Queste clausole sono meccanismi che scattano in automatico se il Governo non riesce a rispettare gli obiettivi messi nero su bianco nel DEF (Documento di Economia e Finanza) e sfora il deficit in esso prefissato. Negli ultimi anni, in questi casi si prevedeva un aumento dell’IVA, che doveva poi di anno in anno essere scongiurato nella manovra. Ora invece Tria promette, o forse minaccia, un salto di qualità. Se, per una qualsiasi ragione, il quadro finanziario complessivo si evolverà in maniera differente da quella messa in preventivo nel DEF e ci saranno meno entrate per lo Stato, scatterà una tagliola automatica sulla spesa. Come a dire: noi ci abbiamo provato, a far crescere il Paese. Se le cose non vanno bene, pazienza, tagliamo immediatamente le spese che abbiamo messo in campo. Si tratta di un vero e proprio salto di qualità nell’implementazione delle politiche di austerità: le clausole di salvaguardia erano disegnate in maniera talmente goffa da essere quasi inattuabili, perché nessun Governo ha mai avuto il coraggio di avallare un impopolare aumento dell’IVA; i tagli alla spesa, invece, sono molto più facili da far passare sebbene abbiano un impatto ancora più nefasto sulla crescita e sull’occupazione. Prepariamoci dunque ad ulteriori riduzioni della spesa sociale che saranno nascosti nel meccanismo automatico e impersonale delle clausole di salvaguardia

Dovrebbe apparire chiaro che questo governo fa la guerra all’Europa solo su twitter, mentre nei fatti si presenta come un solerte esecutore delle politiche di austerità che l’Europa ci impone. Una storia già tristemente e abbondantemente vista. Mentre l’opposizione parlamentare critica da destra l’operato del Governo, unendosi al coro dei grigi burocrati europei che vorrebbero ancora più austerità, noi dobbiamo porci il problema di come rispondere alla guerra al lavoro dichiarata con questa manovra finanziaria dall’ennesimo governo dell’austerità.

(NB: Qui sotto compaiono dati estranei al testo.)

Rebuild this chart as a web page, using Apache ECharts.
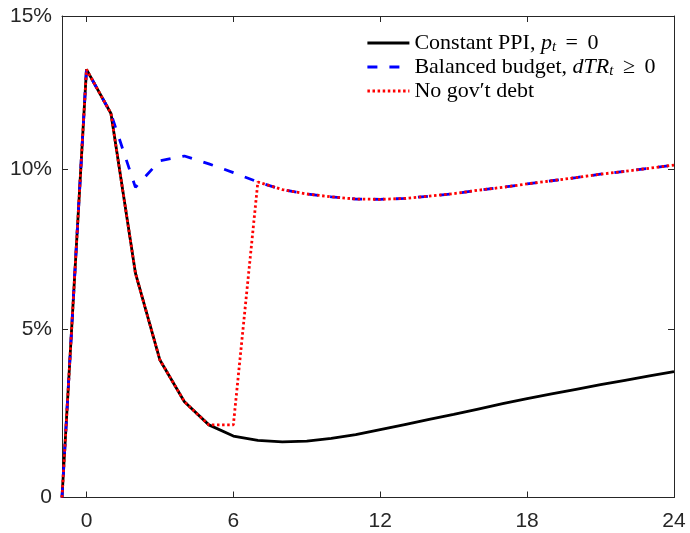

Un buon inizio potrebbe essere sgomberare il campo da equivoci circa la natura di questa maggioranza giallo-verde: come i numeri della manovra finanziaria appena pubblicati ci rivelano, quelli che hanno festeggiato dal balcone di Palazzo Chigi giovedì sera sono un mero restyling della classe dirigente che l’Europa utilizza per distruggere lo Stato Sociale e schiacciare occupazione e salari; Di Maio e Salvini sono parte integrante della restaurazione neoliberista che, con il morso della crisi, intende riprendersi tutto quello che i lavoratori hanno conquistato dal dopoguerra agli anni Settanta. Contro questo Governo, dunque, bisogna tenere la guardia alta come e più di prima.